Manitoba's connection with Tanzania highlighted during International Development Week

Manitoba's connection with Tanzania highlighted during International Development Week

Rural development challenges in African countries like Tanzania aren't that different from rural development challenges in Manitoba, says Dinah Ceplis. She works with both the Brandon-based Marquis Project and Tanzania Society of Agricultural Education and Extension (TSAEE).

Ceplis spoke on Thursday at the Sowing Seeds of Development Roundtable Discussion at Canadian Mennonite University. The event was part of the Manitoba Council for International Co-operation's 26th annual International Development Week lineup.

Ceplis, who lives north of Minnedosa, spends her winters working in Tanzania. She has made 15 trips to rural areas near Lake Victoria beyond the city of Mwanza in Tanzania.

"People are living on less than a dollar a day—the types of poverty we can't even imagine here in Canada," Ceplis said.

As 75 per cent of the population in Tanzania depends on agriculture and related industries to make a living, she said, TSAEE's focus is on sustainable micro-enterprise projects that contribute to local economies.

"(The projects) could be as small as making tea and fried donuts and selling them in a little roadside stand," Ceplis said.

A key challenge to getting and keeping the projects going is the migration of young people out of rural areas to urban centres where they think they can find jobs, she said.

While the situation is different in Manitoba, she said youth retention in rural areas is an issue in the province as well.

"Here in rural Manitoba, if you read the Grade 12 grad newspapers, you'll find very few of the graduating students are planning to stay in the rural area. They're all going to head off," Ceplis said.
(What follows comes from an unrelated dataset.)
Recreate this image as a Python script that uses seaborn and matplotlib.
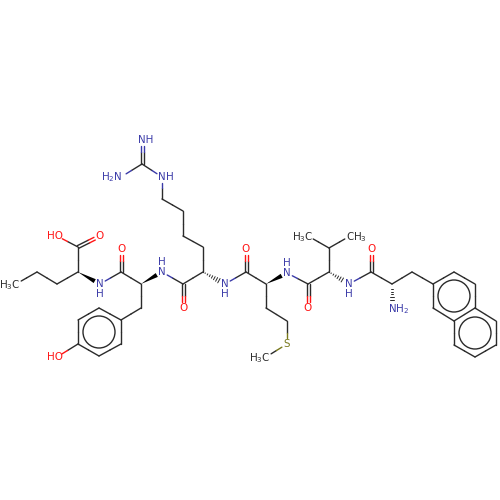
import numpy as np, pandas as pd, matplotlib
matplotlib.use("Agg")
import matplotlib.pyplot as plt
import seaborn as sns

atom_x = [16,37,57,78,78,100,57,100,121,121,141,162,141,121,99,78,78,99,121,57,183,183,203,203,183,183,162,162,142,142,121,225,246,246,266,287,308,308,329,329,308,350,349,371,371,392,392,412,433,454,475,475,454,433,496,496,475,454,266,287,287,266]
atom_y = [284,272,284,272,247,236,236,284,272,249,284,272,308,320,308,320,344,356,344,357,284,308,272,247,236,211,199,177,164,140,177,284,272,249,284,273,284,308,272,248,236,236,284,272,249,284,308,272,284,272,284,308,321,308,321,345,357,345,308,321,344,357]
oxygen_atoms = [5,6,9,19,21,33,37,44]
nitrogen_atoms = [7,11,27,29,30,31,35,42,46]
sulfur_atoms = [60]
methyl_atoms = [0,40,41,61]
single_bonds = [(0,1),(1,2),(2,3),(3,4),(4,6),(7,8),(8,10),(10,12),(12,13),(13,14),(14,15),(15,16),(16,17),(17,18),(18,13),(16,19),(11,20),(20,22),(22,23),(23,24),(24,25),(25,26),(26,27),(27,28),(28,30),(31,32),(32,34),(34,58),(58,59),(59,60),(60,61),(35,36),(36,38),(38,39),(39,40),(39,41),(42,43),(43,45),(45,47),(47,48),(48,49),(49,50),(50,51),(51,52),(52,53),(53,48),(51,54),(54,55),(55,56),(56,57),(57,52)]
double_bonds = [(4,5),(8,9),(20,21),(32,33),(36,37),(43,44),(28,29)]
wedge_bonds = [(3,7),(10,11),(34,35)]
hash_bonds = [(22,31),(38,42),(45,46)]
ring_x = [99,454,475]
ring_y = [332,296,333]
label_text = ["H$_3$C","O","HO","N","H","O","N","H","HO","O","N","H","NH","H$_2$N","N","H","O","N","H","O","H$_3$C","CH$_3$","N","H","O","NH$_2$","S","H$_3$C"]
label_x = [10,100,54.5,100,100,121,162,162,54.5,183,162,169.5,146,112,225,225,246,287,287,308,303,356,349,349,371,398,287,259.5]
label_y = [285,236,236,284,294,249,272,262,357,308,177,177,140,177,284,294,249,273,263,308,237,237,284,294,249,309,344,358]
label_col = ["C","O","O","N","N","O","N","N","O","O","N","N","N","N","N","N","O","N","N","O","C","C","N","N","O","N","S","C"]

colors = {"C":"#2b2b2b","N":"#3a3aa8","O":"#ff1414","S":"#77771a"}
GAP = 6.0
sns.set_theme(style="white")
plt.rcParams['font.family'] = ['DejaVu Sans']
plt.rcParams['mathtext.default'] = 'regular'
fig = plt.figure(figsize=(5,5), dpi=100)
ax = fig.add_axes([0,0,1,1])

x = np.array(atom_x, float); y = np.array(atom_y, float)
atom_el = ["C"]*len(x)
for i in oxygen_atoms: atom_el[i]="O"
for i in nitrogen_atoms: atom_el[i]="N"
for i in sulfur_atoms: atom_el[i]="S"
rows = []
def add(p, q, el, key):
    rows.append(dict(px=p[0],py=p[1],bond=key,el=el,o=0)); rows.append(dict(px=q[0],py=q[1],bond=key,el=el,o=1))
def trimmed(a,b):
    p=np.array([x[a],y[a]]); q=np.array([x[b],y[b]]); d=(q-p)/np.linalg.norm(q-p)
    if atom_el[a]!="C" or a in methyl_atoms: p=p+d*GAP
    if atom_el[b]!="C" or b in methyl_atoms: q=q-d*GAP
    return p,q
k=0
def bond(a,b,off=0.0):
    global k
    p,q=trimmed(a,b)
    u=np.array([x[b]-x[a],y[b]-y[a]]); n=np.array([-u[1],u[0]])/np.linalg.norm(u)
    p=p+n*off; q=q+n*off
    m=np.array([x[a]+x[b],y[a]+y[b]])/2+n*off
    add(p,m,atom_el[a],f"b{k}a"); add(m,q,atom_el[b],f"b{k}b"); k+=1
for a,b in single_bonds: bond(a,b)
for a,b in double_bonds:
    bond(a,b,1.5); bond(a,b,-1.5)
df=pd.DataFrame(rows)
sns.lineplot(data=df,x="px",y="py",units="bond",estimator=None,hue="el",palette=colors,sort=False,
             linewidth=1.0,legend=False,ax=ax)

for a,b in wedge_bonds:
    p=np.array([x[a],y[a]]); q=np.array([x[b],y[b]]); d=(q-p)/np.linalg.norm(q-p); n=np.array([-d[1],d[0]])
    e=q-d*GAP
    ax.fill([p[0],e[0]+n[0]*2.2,e[0]-n[0]*2.2],[p[1],e[1]+n[1]*2.2,e[1]-n[1]*2.2],color="black",lw=0)
for a,b in hash_bonds:
    p=np.array([x[a],y[a]]); q=np.array([x[b],y[b]]); L=np.linalg.norm(q-p); d=(q-p)/L; n=np.array([-d[1],d[0]])
    for t in np.arange(2.5,L-GAP+0.1,2.6):
        c=p+d*t; w=t/(L-GAP)*2.6
        ax.plot([c[0]-n[0]*w,c[0]+n[0]*w],[c[1]-n[1]*w,c[1]+n[1]*w],color="#2b2b2b",lw=0.7)
for cx,cy in zip(ring_x,ring_y):
    ax.add_patch(plt.Circle((cx,cy),16,fill=False,ec="#2b2b2b",lw=1.0))
for t,lx,ly,c in zip(label_text,label_x,label_y,label_col):
    ax.text(lx,ly,t,color=colors[c],fontsize=7.4,ha="center",va="center")
ax.set_xlim(0,500); ax.set_ylim(500,0); ax.set_aspect("equal"); ax.axis("off")
fig.savefig("out.png",dpi=100,facecolor="white")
Both the Marquis Project and TSAEE began to take off in the 1980s. Collaboration between the two initiatives over the years has seen residents from the Brandon area, like Ceplis, travel to Tanzania and vice versa.

Janice Hamilton, executive director of the Manitoba Council for International Co-operation, said a strong connection has developed.

"I think for Manitobans, they can relate. Especially if we think of agriculture," Hamilton said.

"Although the crops may be different, the whole idea of the growing and living in a rural society, that's the commonality."